Dio visita il suo popolo. Dio viene. Dio raggiunge. Il nostro Dio non ci guarda da lontano. Nella Bibbia, Dio non domanda « vieni a meritare la vita.Vieni a dimostrarmi che tu sei abbastanza buono perché io ti ami. » No ! Egli dice : « eccomi, vengo da te. » Egli tende la mano, ci mostra il suo cuore. E allora, si può comprendere all’improvviso che la frontiera tra la morte e la vita non è un muro invalicabile: c’è un passaggio. E’ il senso stesso della parola Pasqua : passaggio dalla morte alla vita. Il passaggio dalla morte alla vita che si celebra tutte le domeniche ed evidentemente la settimana santa.
Qui, portiamo nella processione di vita coloro che camminavano nella processione di morte. E’ ciò che facciamo a Montligeon. Questo Santuario ci accoglie con i nostri lutti, le nostre lacrime, le nostre domande, e ci accompagna per ripartire nella processione della vita.
Intercedere, è questo : aprire una breccia per lasciare la vita passare nella morte, e lasciare che la morte si apra alla vita. Per questo siamo qui oggi. Non c’è niente di magico, niente di esoterico. E’ giusto aprire la propria vita, la propria realtà al padrone della vita, il nostro salvatore e redentore: Gesù Cristo.
Il testo evangelico non è là per raccontare «c’era una volta» :è una Parola per me oggi. Non acclamiamo parole, bensì la Paola del Dio vivente.
La question est : Dans quelle procession je choisis de marcher aujourd’hui ? Continuer dans la procession de la mort, où je subis, où je me résigne ? Ou choisir d’entrer dans la procession de la vie, où j’accueille Jésus comme la Porte ?
Où je laisse Sa parole me dire lève-toi !
Non ho bisogno di essere puro, perfetto o forte per scegliere la vita.
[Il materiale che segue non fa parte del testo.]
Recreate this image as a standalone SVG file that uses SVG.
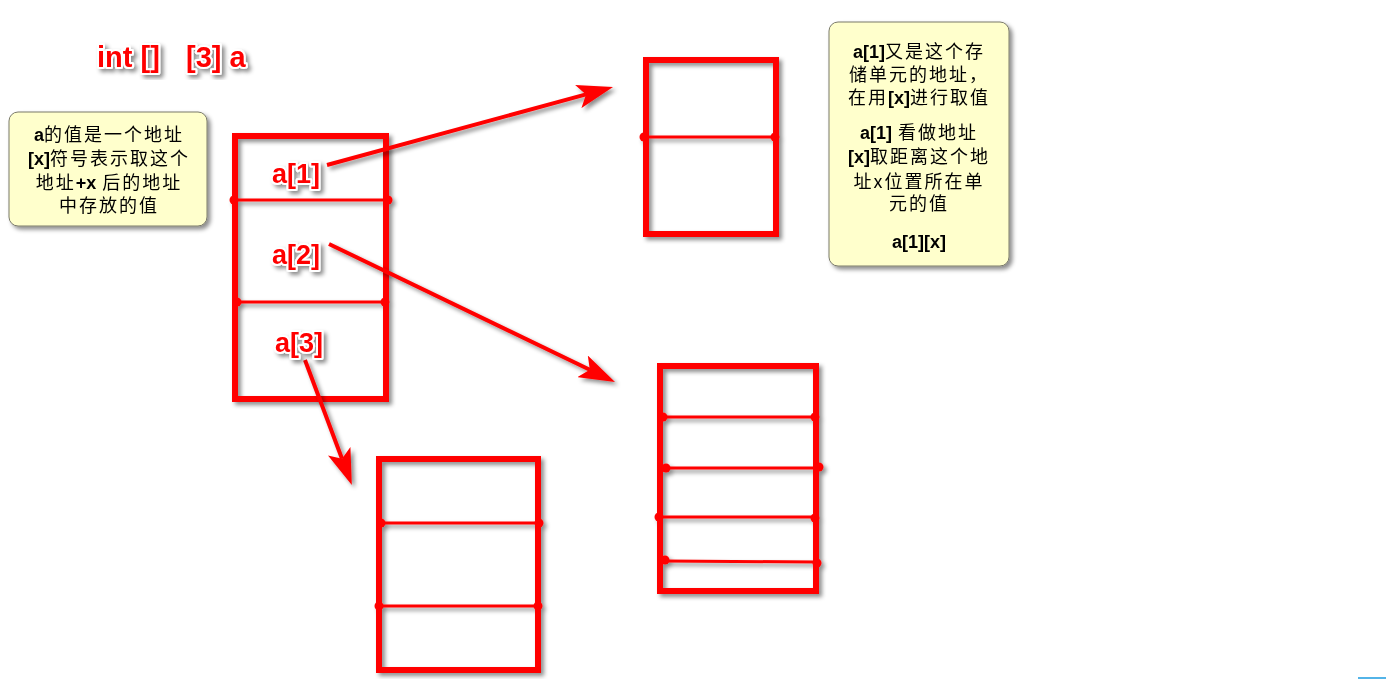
<svg xmlns="http://www.w3.org/2000/svg" width="1391" height="679" viewBox="0 0 1391 679">
<style>
.box{fill:none;stroke:#ff0000;stroke-width:6;}
.div{stroke:#ff0000;stroke-width:3;}
.dot{fill:#ff0000;}
.lbl{font-family:"Liberation Sans",Arial,sans-serif;font-weight:bold;font-size:27px;fill:#ff0000;stroke:#ffffff;stroke-width:4;stroke-linejoin:round;paint-order:stroke;}
.ttl{font-size:29px;}
.note{fill:#ffffcc;stroke:#7a7a6a;stroke-width:1;}
.nt{font-family:"Noto Sans CJK SC","Liberation Sans",sans-serif;font-size:18px;letter-spacing:2px;fill:#000;text-anchor:middle;}
.b{font-family:"Liberation Sans",Arial,sans-serif;font-weight:bold;letter-spacing:0;}
.arr{stroke:#ff0000;stroke-width:4;fill:none;marker-end:url(#ah);}
</style>
<defs>
<filter id="sh" x="-20%" y="-20%" width="140%" height="140%">
<feDropShadow dx="3" dy="3" stdDeviation="2" flood-color="#000" flood-opacity="0.45"/>
</filter>
<marker id="ah" markerUnits="userSpaceOnUse" viewBox="0 0 36 24" markerWidth="36" markerHeight="24" refX="8" refY="12" orient="auto">
<path d="M0,0 L36,12 L0,24 L8,12 z" fill="#ff0000"/>
</marker>
</defs>
<rect width="1391" height="679" fill="#ffffff"/>

<g id="title" filter="url(#sh)">
<text class="lbl ttl" x="97" y="67">int []</text>
<text class="lbl ttl" x="186" y="67">[3] a</text>
</g>

<g id="note-left" filter="url(#sh)">
<rect class="note" x="9" y="112" width="198" height="114" rx="9"/>
<text class="nt" x="109" y="141"><tspan class="b">a</tspan>的值是一个地址</text>
<text class="nt" x="109" y="165"><tspan class="b">[x]</tspan>符号表示取这个</text>
<text class="nt" x="109" y="189">地址<tspan class="b">+x</tspan> 后的地址</text>
<text class="nt" x="109" y="212">中存放的值</text>
</g>

<g id="note-right" filter="url(#sh)">
<rect class="note" x="829" y="22" width="180" height="244" rx="9"/>
<text class="nt" x="919" y="58"><tspan class="b">a[1]</tspan>又是这个存</text>
<text class="nt" x="919" y="81">储单元的地址，</text>
<text class="nt" x="919" y="104">在用<tspan class="b">[x]</tspan>进行取值</text>
<text class="nt" x="919" y="139"><tspan class="b">a[1]</tspan> 看做地址</text>
<text class="nt" x="919" y="163"><tspan class="b">[x]</tspan>取距离这个地</text>
<text class="nt" x="919" y="188">址x位置所在单</text>
<text class="nt" x="919" y="210">元的值</text>
<text class="nt" x="919" y="248"><tspan class="b">a[1][x]</tspan></text>
</g>

<g id="array-main" filter="url(#sh)">
<rect class="box" x="235" y="136" width="151" height="263"/>
<line class="div" x1="235" y1="200" x2="388" y2="200"/>
<circle class="dot" cx="234" cy="200" r="4.5"/><circle class="dot" cx="388" cy="200" r="4.5"/>
<line class="div" x1="237" y1="302" x2="385" y2="302"/>
<circle class="dot" cx="237" cy="302" r="4.5"/><circle class="dot" cx="385" cy="302" r="4.5"/>
</g>

<g id="array-top" filter="url(#sh)">
<rect class="box" x="646" y="60" width="130" height="174"/>
<line class="div" x1="644" y1="137" x2="775" y2="137"/>
<circle class="dot" cx="644" cy="137" r="4.5"/><circle class="dot" cx="775" cy="137" r="4.5"/>
</g>

<g id="array-right" filter="url(#sh)">
<rect class="box" x="660" y="366" width="156" height="225"/>
<line class="div" x1="663" y1="417" x2="815" y2="417"/>
<circle class="dot" cx="663" cy="417" r="4.5"/><circle class="dot" cx="815" cy="417" r="4.5"/>
<line class="div" x1="666" y1="468" x2="819" y2="468"/>
<circle class="dot" cx="666" cy="468" r="4.5"/><circle class="dot" cx="819" cy="467" r="4.5"/>
<line class="div" x1="659" y1="517" x2="815" y2="517"/>
<circle class="dot" cx="659" cy="517" r="4.5"/><circle class="dot" cx="815" cy="518" r="4.5"/>
<line class="div" x1="665" y1="561" x2="817" y2="562"/>
<circle class="dot" cx="665" cy="560" r="4.5"/><circle class="dot" cx="817" cy="563" r="4.5"/>
</g>

<g id="array-bottom" filter="url(#sh)">
<rect class="box" x="379" y="459" width="159" height="211"/>
<line class="div" x1="381" y1="523" x2="539" y2="523"/>
<circle class="dot" cx="381" cy="523" r="4.5"/><circle class="dot" cx="539" cy="523" r="4.5"/>
<line class="div" x1="379" y1="606" x2="538" y2="606"/>
<circle class="dot" cx="379" cy="606" r="4.5"/><circle class="dot" cx="538" cy="606" r="4.5"/>
</g>

<g id="connectors" filter="url(#sh)">
<line class="arr" x1="327" y1="165" x2="586" y2="94.4"/>
<line class="arr" x1="329" y1="244" x2="589.8" y2="369.8"/>
<line class="arr" x1="305" y1="360" x2="342" y2="458.8"/>
</g>

<g id="labels" filter="url(#sh)">
<text class="lbl" x="272" y="183">a[1]</text>
<text class="lbl" x="272" y="264">a[2]</text>
<text class="lbl" x="275" y="352">a[3]</text>
</g>

<line x1="1358" y1="678" x2="1386" y2="678" stroke="#1a9be0" stroke-width="1.5"/>
</svg>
Posso cambiare corteo quest’oggi.
Alla porta della città, la morte e la vita si incontrano, e la vita ha l’ultima parola.
Posso lasciare che Gesù poggi la mano su ciò che in me è chiuso. Posso lasciare che la Sua Parola raggiunga ciò che in me è addormentato. Posso dire: « Non so tutto, ma posso dire sì. Sì alla vita che viene a me. Sì a Gesù che è la porta. »
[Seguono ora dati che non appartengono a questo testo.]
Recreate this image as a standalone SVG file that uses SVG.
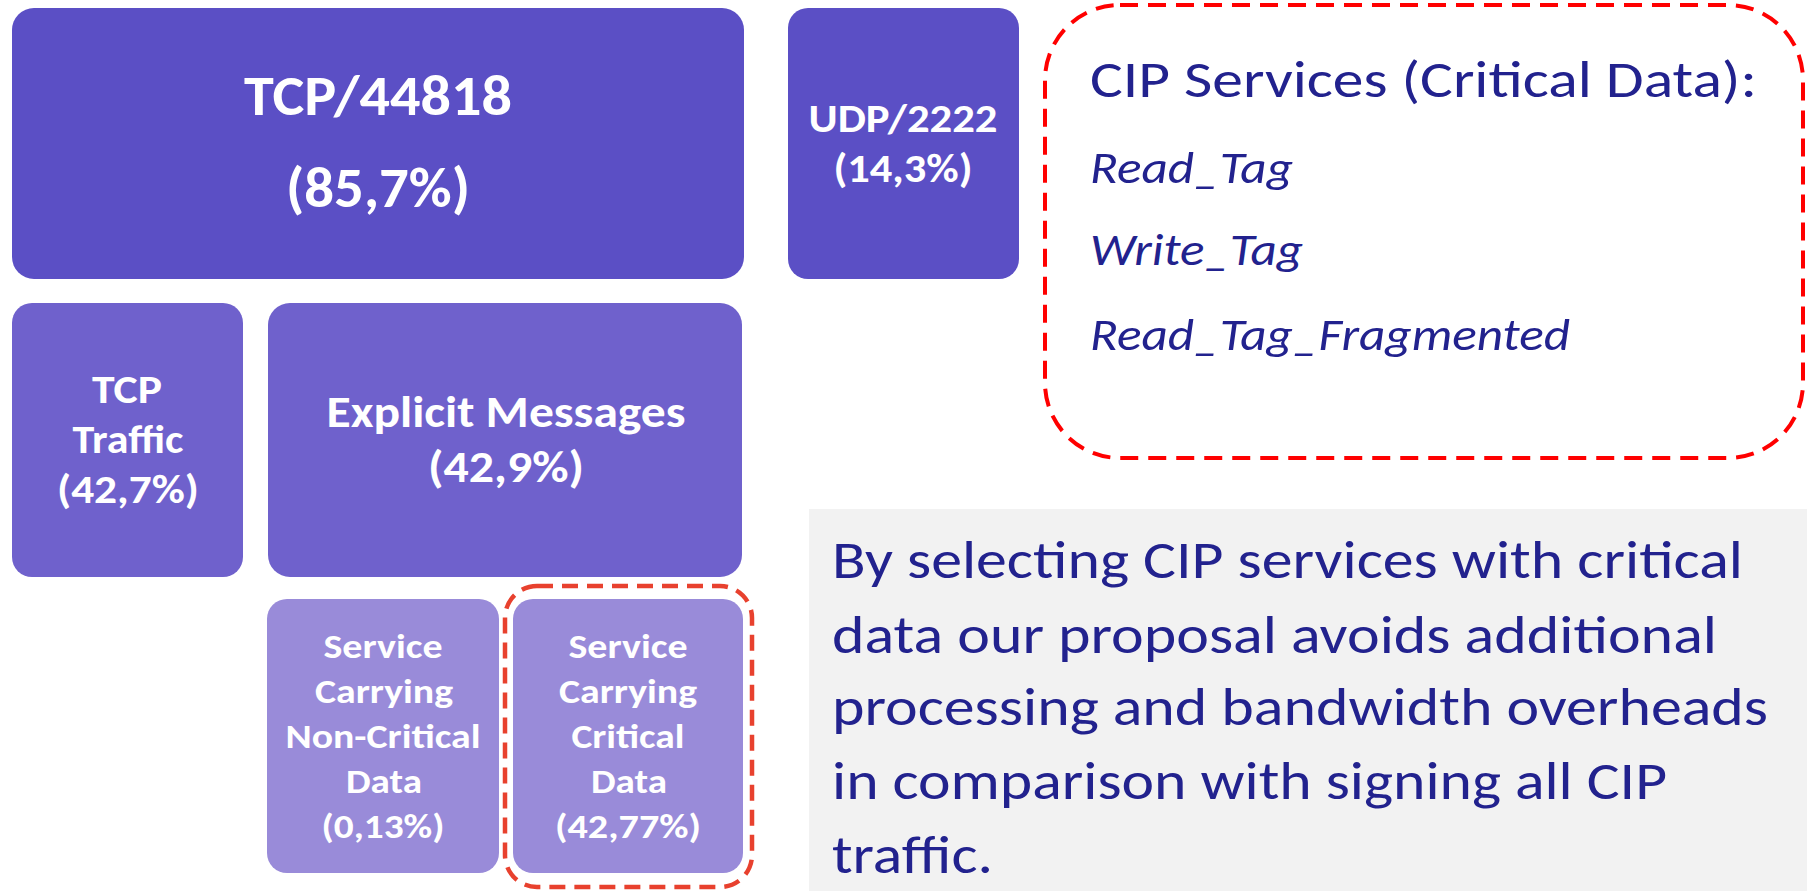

Nella basilica cattedrale di Notre-Dame di Québec, abbiamo una porta santa.
Quando il modello è stato presentato, ho domandato due modifiche: un viso più benevolente e la mano destra lievemente più in rilievo sul bronzo, affinché le persone possano prendere la mano di Gesù. In occasione della benedizione un 8 dicembre, mi sono inginocchiato e ho detto: « Signore, sono il primo a prendere la tua mano. » E Gli ho chiesto di attirare a sé tutti coloro che desiderano entrare. Tu che sei la bvita. Tu che sei la pace, tu che sei la speranza.
Se un giorno verrete in Québec, vedrete questa porta. La mano di Gesù è tutta lucida, tante sono le persone che l’hanno presa!
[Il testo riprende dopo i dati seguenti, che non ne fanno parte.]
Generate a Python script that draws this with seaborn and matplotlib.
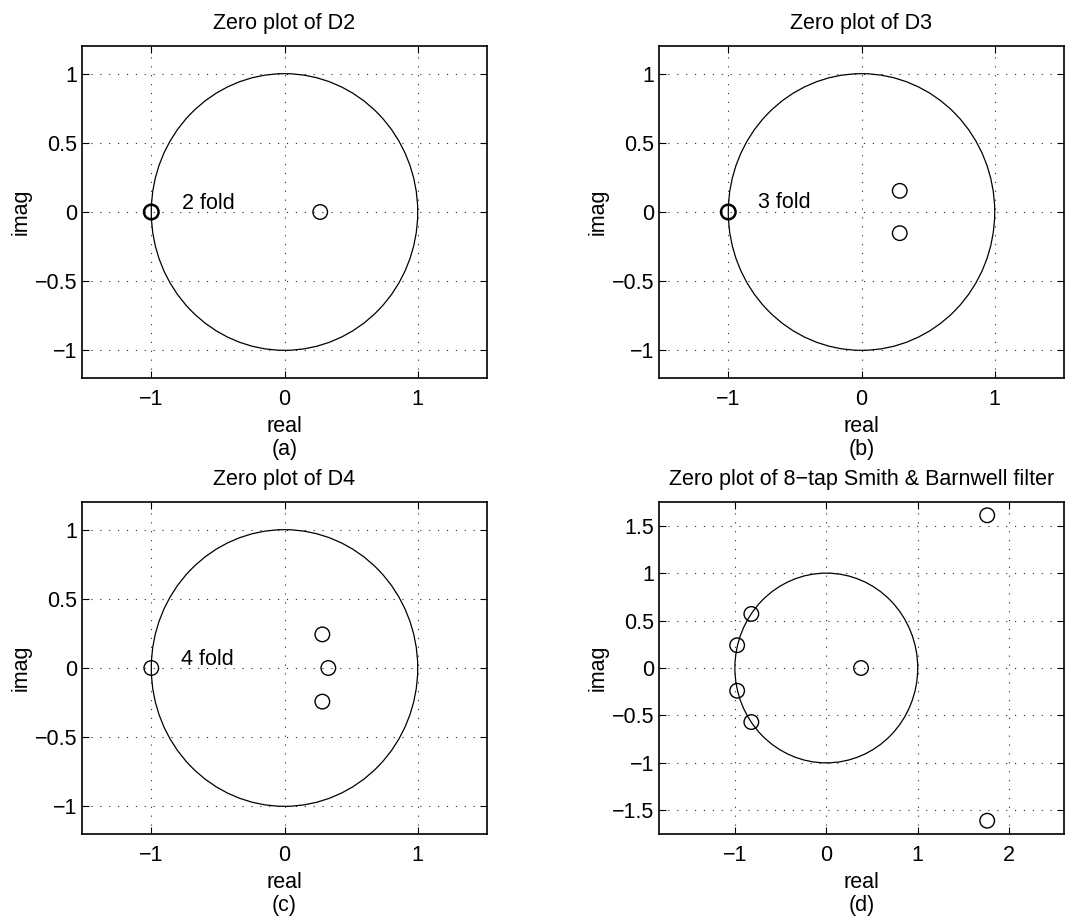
import numpy as np
import pandas as pd
import matplotlib
matplotlib.use('Agg')
import matplotlib.pyplot as plt
import seaborn as sns

# ----------- Zeros -----------
# multiple zeros at z = -1 are kept apart (drawn bold in D2 / D3)
d2_real = [0.268]
d2_imag = [0.0]
d2_fold = 2

d3_real = [0.287, 0.287]
d3_imag = [0.153, -0.153]
d3_fold = 3

d4_real = [-1.0, 0.284, 0.329, 0.284]
d4_imag = [0.0, 0.243, 0.0, -0.243]
d4_fold = 4

sb_real = [1.76, 1.76, -0.82, -0.82, -0.975, -0.975, 0.38]
sb_imag = [1.61, -1.61, 0.57, -0.57, 0.24, -0.24, 0.0]

titles = ['Zero plot of D2', 'Zero plot of D3', 'Zero plot of D4',
          'Zero plot of 8\u2212tap Smith & Barnwell filter']
panel_tags = ['(a)', '(b)', '(c)', '(d)']
folds = [d2_fold, d3_fold, d4_fold, None]
bold_minus_one = [True, True, False, False]
fold_pos = [(-0.77, 0.06), (-0.78, 0.07), (-0.78, 0.06), None]

xlims = [(-1.52, 1.52), (-1.52, 1.52), (-1.52, 1.52), (-1.83, 2.6)]
ylims = [(-1.2, 1.2), (-1.2, 1.2), (-1.2, 1.2), (-1.75, 1.75)]
yticks = [[-1, -0.5, 0, 0.5, 1]] * 3 + [[-1.5, -1, -0.5, 0, 0.5, 1, 1.5]]
xticks = [[-1, 0, 1]] * 3 + [[-1, 0, 1, 2]]
ytick_labels = [['\u22121', '\u22120.5', '0', '0.5', '1']] * 3 + \
    [['\u22121.5', '\u22121', '\u22120.5', '0', '0.5', '1', '1.5']]
xtick_labels = [['\u22121', '0', '1']] * 3 + [['\u22121', '0', '1', '2']]

zeros = [(d2_real, d2_imag), (d3_real, d3_imag), (d4_real, d4_imag), (sb_real, sb_imag)]

sns.set_theme(style='white')
plt.rcParams['font.family'] = ['Liberation Sans', 'DejaVu Sans']
plt.rcParams['text.color'] = 'black'
plt.rcParams['axes.labelcolor'] = 'black'
plt.rcParams['xtick.color'] = 'black'
plt.rcParams['ytick.color'] = 'black'

fs = 15.5
ms = 110
fig = plt.figure(figsize=(10.88, 9.23), dpi=100)
positions = [
    [82 / 1088, 545 / 923, 405 / 1088, 332 / 923],
    [659 / 1088, 545 / 923, 405 / 1088, 332 / 923],
    [82 / 1088, 89 / 923, 405 / 1088, 332 / 923],
    [659 / 1088, 89 / 923, 405 / 1088, 332 / 923],
]

for i in range(4):
    ax = fig.add_axes(positions[i])
    df = pd.DataFrame({'real': zeros[i][0], 'imag': zeros[i][1]})
    ax.add_patch(plt.Circle((0, 0), 1, fill=False, color='black', lw=0.9))
    sns.scatterplot(data=df, x='real', y='imag', ax=ax, marker='o', s=ms,
                    facecolors='none', edgecolor='black', linewidth=1.0, zorder=3)
    if bold_minus_one[i]:
        df_m = pd.DataFrame({'real': [-1.0], 'imag': [0.0]})
        sns.scatterplot(data=df_m, x='real', y='imag', ax=ax, marker='o', s=ms,
                        facecolors='none', edgecolor='black', linewidth=1.8, zorder=3)
    ax.set_xlim(*xlims[i])
    ax.set_ylim(*ylims[i])
    ax.set_xticks(xticks[i])
    ax.set_xticklabels(xtick_labels[i], fontsize=fs)
    ax.set_yticks(yticks[i])
    ax.set_yticklabels(ytick_labels[i], fontsize=fs)
    ax.tick_params(direction='in', length=5, width=0.8, top=True, right=True,
                   bottom=True, left=True, color='black')
    ax.tick_params(axis='x', pad=8)
    ax.tick_params(axis='y', pad=3.5)
    ax.grid(True, linestyle=(0, (1, 7)), color='black', linewidth=0.8, alpha=0.85)
    for sp in ax.spines.values():
        sp.set_color('black')
        sp.set_linewidth(1.2)
    ax.set_title(titles[i], fontsize=fs, pad=12)
    ax.set_xlabel('real\n' + panel_tags[i], fontsize=fs, linespacing=1.15, labelpad=4)
    ax.set_ylabel('imag', fontsize=fs, labelpad=2)
    if folds[i]:
        ax.text(fold_pos[i][0], fold_pos[i][1], f'{folds[i]} fold', fontsize=fs,
                va='center', ha='left')

fig.savefig('out.png', dpi=100, facecolor='white')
Lasciamo che le parole di Gesù risuonino dentro di noi : « Io sono la Via, la Verità e la Vita. Nessuno viene al Padre, se non per mezzo di me[15]. » Questa pagina del Vangelo ci rivela il Dio che adoriamo, con cui siamo in relazione, in amicizia, in alleanza: il Dio della vita, non della morte. La scena vissuta a Naïm prefigura la resurrezione di Cristo. Il figlio di Naïm morirà di nuovo, ma grazie alla morte e alla resurrezione di Gesù la morte è vinta. Pasqua ci ha aperto la porta dell’eternità. Papa Benedetto XVI amava chiamare questa speranza un speranza affidabile: la nostra fede.
Ciò che si è vissuto a Naïm è un segno di ciò che ci attende quando Gesù verrà a incontrarci perché entriamo nella vita eterna. Nella fede di Pasqua, è una realtà cui aspiriamo. La resurrezione del figlio di Naïm non è che un bel miracolo isolato. E’ il mistero pasquale anticipato nella carne di un morto reso vivente.
Madonna Liberatrice, che festeggiamo quest’oggi, conducici a Colui chhe è la Vita e che ci offre la Vita. In Lui, la nostra speranza fidente.
Molte grazie della vostra attenzione.